%%

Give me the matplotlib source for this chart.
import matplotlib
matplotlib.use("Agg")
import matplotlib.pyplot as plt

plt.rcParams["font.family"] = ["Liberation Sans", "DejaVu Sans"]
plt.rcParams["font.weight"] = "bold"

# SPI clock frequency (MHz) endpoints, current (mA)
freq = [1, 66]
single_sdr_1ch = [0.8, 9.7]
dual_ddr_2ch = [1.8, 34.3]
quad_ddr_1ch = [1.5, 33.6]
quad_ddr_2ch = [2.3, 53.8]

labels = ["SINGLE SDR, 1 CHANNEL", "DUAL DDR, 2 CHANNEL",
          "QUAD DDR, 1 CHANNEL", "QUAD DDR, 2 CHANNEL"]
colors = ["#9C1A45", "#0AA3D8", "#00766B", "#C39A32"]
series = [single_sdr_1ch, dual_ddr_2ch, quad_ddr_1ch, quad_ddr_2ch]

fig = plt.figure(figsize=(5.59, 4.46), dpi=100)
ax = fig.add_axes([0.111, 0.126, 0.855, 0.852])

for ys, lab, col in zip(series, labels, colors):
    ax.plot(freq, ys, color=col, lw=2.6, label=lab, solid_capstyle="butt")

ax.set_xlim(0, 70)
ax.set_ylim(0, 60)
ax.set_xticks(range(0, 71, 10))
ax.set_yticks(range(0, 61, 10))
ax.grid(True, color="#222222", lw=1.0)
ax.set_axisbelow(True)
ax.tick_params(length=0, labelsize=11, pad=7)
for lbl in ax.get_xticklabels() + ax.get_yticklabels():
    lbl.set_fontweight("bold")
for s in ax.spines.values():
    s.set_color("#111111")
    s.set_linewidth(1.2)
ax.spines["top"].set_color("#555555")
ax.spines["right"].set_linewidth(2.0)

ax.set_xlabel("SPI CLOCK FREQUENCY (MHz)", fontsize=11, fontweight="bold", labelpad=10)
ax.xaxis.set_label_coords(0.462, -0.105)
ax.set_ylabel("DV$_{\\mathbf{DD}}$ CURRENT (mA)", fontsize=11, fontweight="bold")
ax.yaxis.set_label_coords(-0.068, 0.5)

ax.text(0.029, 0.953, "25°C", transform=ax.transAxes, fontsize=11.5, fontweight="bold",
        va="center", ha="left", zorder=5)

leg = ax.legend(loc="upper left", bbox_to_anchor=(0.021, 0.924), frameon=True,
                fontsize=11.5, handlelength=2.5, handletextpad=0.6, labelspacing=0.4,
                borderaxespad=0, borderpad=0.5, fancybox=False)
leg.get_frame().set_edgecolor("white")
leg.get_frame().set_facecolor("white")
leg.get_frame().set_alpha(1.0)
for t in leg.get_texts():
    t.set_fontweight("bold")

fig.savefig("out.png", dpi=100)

%%

_TASK DIRECTIONS:_
Write out the listing's lines exactly, from its first line through the line that contains "ax.yaxis.set_label_coords(-0.068, 0.5)", and stop there.

_THE COMPLETED TASK:_
Give me the matplotlib source for this chart.
import matplotlib
matplotlib.use("Agg")
import matplotlib.pyplot as plt

plt.rcParams["font.family"] = ["Liberation Sans", "DejaVu Sans"]
plt.rcParams["font.weight"] = "bold"

# SPI clock frequency (MHz) endpoints, current (mA)
freq = [1, 66]
single_sdr_1ch = [0.8, 9.7]
dual_ddr_2ch = [1.8, 34.3]
quad_ddr_1ch = [1.5, 33.6]
quad_ddr_2ch = [2.3, 53.8]

labels = ["SINGLE SDR, 1 CHANNEL", "DUAL DDR, 2 CHANNEL",
          "QUAD DDR, 1 CHANNEL", "QUAD DDR, 2 CHANNEL"]
colors = ["#9C1A45", "#0AA3D8", "#00766B", "#C39A32"]
series = [single_sdr_1ch, dual_ddr_2ch, quad_ddr_1ch, quad_ddr_2ch]

fig = plt.figure(figsize=(5.59, 4.46), dpi=100)
ax = fig.add_axes([0.111, 0.126, 0.855, 0.852])

for ys, lab, col in zip(series, labels, colors):
    ax.plot(freq, ys, color=col, lw=2.6, label=lab, solid_capstyle="butt")

ax.set_xlim(0, 70)
ax.set_ylim(0, 60)
ax.set_xticks(range(0, 71, 10))
ax.set_yticks(range(0, 61, 10))
ax.grid(True, color="#222222", lw=1.0)
ax.set_axisbelow(True)
ax.tick_params(length=0, labelsize=11, pad=7)
for lbl in ax.get_xticklabels() + ax.get_yticklabels():
    lbl.set_fontweight("bold")
for s in ax.spines.values():
    s.set_color("#111111")
    s.set_linewidth(1.2)
ax.spines["top"].set_color("#555555")
ax.spines["right"].set_linewidth(2.0)

ax.set_xlabel("SPI CLOCK FREQUENCY (MHz)", fontsize=11, fontweight="bold", labelpad=10)
ax.xaxis.set_label_coords(0.462, -0.105)
ax.set_ylabel("DV$_{\\mathbf{DD}}$ CURRENT (mA)", fontsize=11, fontweight="bold")
ax.yaxis.set_label_coords(-0.068, 0.5)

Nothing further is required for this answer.